A citation had been issued by the Probate Court and sent to the respondent shortly before the scheduled closing date. He did not, however, publish or serve the citation until eight days after the closing. When he served the citation on the children of Charles’ deceased sister, two of them promptly filed objections to the allowance of the will and to the appointment of Charles as executor. After hearing, the Probate Court ruled that the 1995 will had been procured by undue influence. A 1992 will, under which the children of Charles’ sister shared equally with Charles, was allowed. Charles was not appointed executor.

After protracted proceedings in the Probate Court, a resolution was reached whereby the sale of the house was confirmed. Charles delivered the proceeds of the sale to the estate to be distributed according to the 1992 will.

The respondent had no intent to defraud.
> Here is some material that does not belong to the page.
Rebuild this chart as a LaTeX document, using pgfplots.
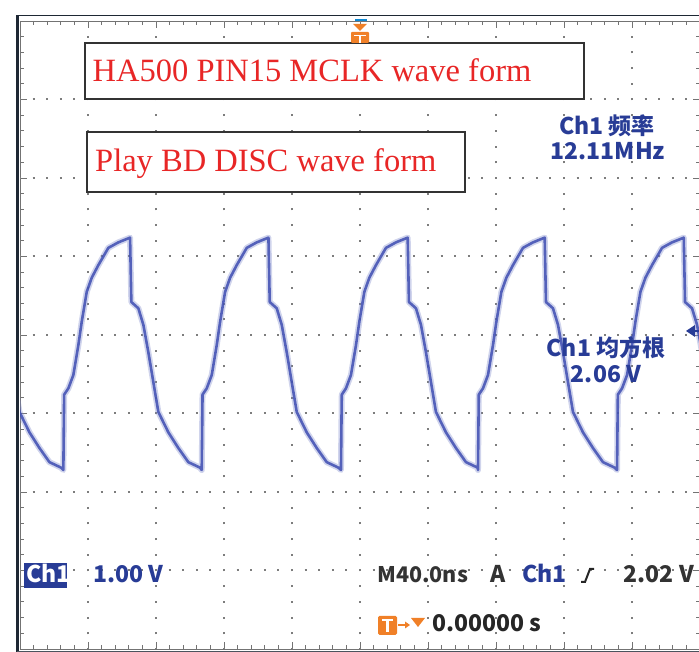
\documentclass[border=0pt]{standalone}
\usepackage{pgfplots}
\pgfplotsset{compat=1.18}
\usepackage{pgfplotstable}
\usepackage{fontspec}
\setmainfont{Liberation Serif}
\newfontfamily\cjk{Noto Sans CJK SC}
\definecolor{trace}{RGB}{62,78,178}
\definecolor{scopeblue}{RGB}{40,60,150}
\definecolor{scopered}{RGB}{232,38,38}
\definecolor{scopeorange}{RGB}{240,128,40}
\definecolor{griddot}{RGB}{125,125,125}
\definecolor{bezel}{RGB}{30,40,52}

\tikzset{
  vgrid/.style={griddot, line width=2pt, dash pattern=on 2pt off 13.7pt, dash phase=1pt},
  hgrid/.style={griddot, line width=2pt, dash pattern=on 2pt off 11.6pt, dash phase=1pt},
  tek/.style={inner sep=0, font=\cjk\bfseries\fontsize{23}{26}\selectfont},
}

% time in ns (40 ns/div, trigger at centre), Ch1 in V (1 V/div)
\pgfplotstableread{
t v
-209.14 2.13
-206.20 1.78
-203.26 1.40
-200.32 1.02
-194.44 0.76
-188.55 0.56
-182.67 0.38
-175.79 0.31
-174.50 0.28
-174.03 1.24
-171.56 1.32
-168.62 1.49
-165.68 1.87
-163.68 2.17
-160.74 2.55
-157.79 2.73
-153.91 2.89
-148.03 3.11
-142.15 3.18
-135.26 3.24
-134.50 2.42
-130.38 2.34
-127.44 2.13
-124.50 1.78
-121.56 1.40
-118.62 1.02
-112.74 0.76
-106.85 0.56
-100.97 0.38
-94.09 0.31
-93.10 0.28
-92.63 1.24
-90.16 1.32
-87.22 1.49
-84.28 1.87
-82.28 2.17
-79.34 2.55
-76.39 2.73
-72.51 2.89
-66.63 3.11
-60.75 3.18
-53.86 3.24
-53.10 2.42
-48.98 2.34
-46.04 2.13
-43.10 1.78
-40.16 1.40
-37.22 1.02
-31.34 0.76
-25.45 0.56
-19.57 0.38
-12.69 0.31
-11.20 0.28
-10.73 1.24
-8.26 1.32
-5.32 1.49
-2.38 1.87
-0.38 2.17
2.56 2.55
5.51 2.73
9.39 2.89
15.27 3.11
21.15 3.18
28.04 3.24
28.80 2.42
32.92 2.34
35.86 2.13
38.80 1.78
41.74 1.40
44.68 1.02
50.56 0.76
56.45 0.56
62.33 0.38
69.21 0.31
69.40 0.28
69.87 1.24
72.34 1.32
75.28 1.49
78.22 1.87
80.22 2.17
83.16 2.55
86.11 2.73
89.99 2.89
95.87 3.11
101.75 3.18
108.64 3.24
109.40 2.42
113.52 2.34
116.46 2.13
119.40 1.78
122.34 1.40
125.28 1.02
131.16 0.76
137.05 0.56
142.93 0.38
149.81 0.31
151.20 0.28
151.67 1.24
154.14 1.32
157.08 1.49
160.02 1.87
162.02 2.17
164.96 2.55
167.91 2.73
171.79 2.89
177.67 3.11
183.55 3.18
190.44 3.24
191.20 2.42
195.32 2.34
198.26 2.13
201.20 1.78
204.14 1.40
}\wave

\begin{document}
\begin{tikzpicture}
\begin{axis}[
  scale only axis, width=680pt, height=628pt,
  xmin=-200, xmax=200, ymin=-2, ymax=6,
  xtick={-200,-160,...,200}, ytick={-2,-1,...,6},
  minor x tick num=4, minor y tick num=4,
  xticklabels={}, yticklabels={},
  major tick length=7pt, minor tick length=4pt,
  tick style={black!55, line width=0.9pt},
  axis line style={black!55, line width=0.8pt},
]
\pgfplotsinvokeforeach{-160,-120,...,160}{
  \draw[vgrid] (axis cs:#1,-2) -- (axis cs:#1,6);
}
\pgfplotsinvokeforeach{-1,0,...,5}{
  \draw[hgrid] (axis cs:-200,#1) -- (axis cs:200,#1);
}
\addplot[trace!70, line width=6pt, opacity=0.35, line join=round] table[x=t,y=v]{\wave};
\addplot[trace, line width=2.6pt, opacity=0.85, line join=round] table[x=t,y=v]{\wave};
\end{axis}

% screen furniture, in pixel units of the screenshot
\begin{scope}[x=1pt,y=-1pt,shift={(-20pt,649pt)}]
\fill[bezel] (16,15) rectangle (19.5,652);
\draw[bezel, line width=1.8pt] (17,15.5) -- (699,15.5);
\draw[bezel!80, line width=1.2pt] (17,651.3) -- (699,651.3);

\draw[fill=white, draw=black!80, line width=1.8pt] (85,43) rectangle (584,99);
\node[anchor=base west, text=scopered, font=\fontsize{32.5}{36}\selectfont, inner sep=0] at (92.5,82) {HA500 PIN15 MCLK wave form};
\draw[fill=white, draw=black!80, line width=1.8pt] (87,132) rectangle (465,192);
\node[anchor=base west, text=scopered, font=\fontsize{32.5}{36}\selectfont, inner sep=0] at (95,172) {Play BD DISC wave form};

\node[tek, anchor=base, text=scopeblue] at (607,135) {Ch1 频率};
\node[tek, anchor=base, text=scopeblue] at (608,160) {12.11MHz};
\node[tek, anchor=base, text=scopeblue] at (606,357) {Ch1 均方根};
\node[tek, anchor=base, text=scopeblue] at (606,383) {2.06 V};

\fill[scopeblue] (24,563) rectangle (67,588);
\node[tek, anchor=base west, text=white] at (26,583) {Ch1};
\node[tek, anchor=base west, text=scopeblue] at (93,583) {1.00 V};
\node[tek, anchor=base west, text=black!80, font=\cjk\bfseries\fontsize{21.5}{26}\selectfont] at (377,583) {M40.0ns};
\node[tek, anchor=base west, text=black!80] at (490,583) {A};
\node[tek, anchor=base west, text=scopeblue] at (522,583) {Ch1};
\draw[black!85, line width=2pt] (581,582) -- (585,582) -- (590,569) -- (594,569);
\node[tek, anchor=base east, text=black!80] at (694,583) {2.02 V};

\fill[scopeorange, rounded corners=1.5pt] (378,616) rectangle (397,635);
\draw[white, line width=2pt] (382,620.5) -- (393,620.5);
\draw[white, line width=2.4pt] (387.5,620.5) -- (387.5,632);
\draw[scopeorange, line width=1.5pt] (398,625) -- (406,625);
\fill[scopeorange] (405,621.5) -- (410,625) -- (405,628.5) -- cycle;
\fill[scopeorange] (411,618) -- (425,618) -- (418,627) -- cycle;
\node[tek, anchor=base west, text=black!85] at (432,632) {0.00000 s};

\draw[cyan!70!blue, line width=2pt] (355,20.5) -- (367,20.5);
\fill[scopeorange] (353,24) -- (367,24) -- (360,31) -- cycle;
\fill[scopeorange, rounded corners=1pt] (351,32) rectangle (369,43);
\draw[white, line width=1.5pt] (354,35.5) -- (366,35.5);
\draw[white, line width=2pt] (360,35.5) -- (360,43);

\fill[scopeblue] (686,331) -- (695,325) -- (695,337) -- cycle;
\draw[scopeblue, line width=2pt] (694,331) -- (699,331);

\pgfresetboundingbox
\path[use as bounding box] (0,0) rectangle (699,652);
\end{scope}
\end{tikzpicture}
\end{document}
He did not anticipate that the will would be challenged and believed that Charles would be appointed executor as a matter of routine. He expected that Charles’ actions before his appointment could be ratified afterward. Nevertheless, he knowingly made a false statement of material fact in violation of Mass. R. Prof. C. 4.1. His wife’s financial interest in the completion of the sale also gave rise to a conflict of interest in violation of Mass. R. Prof. C. 1.7. The respondent acknowledged his misconduct and agreed to a suspension from practice for six months and one day.

1 The complete Order of the Court is available by contacting the Clerk of the Supreme Judicial Court for Suffolk County.

2 Compiled by the Board of Bar Overseers based on the record before the Court.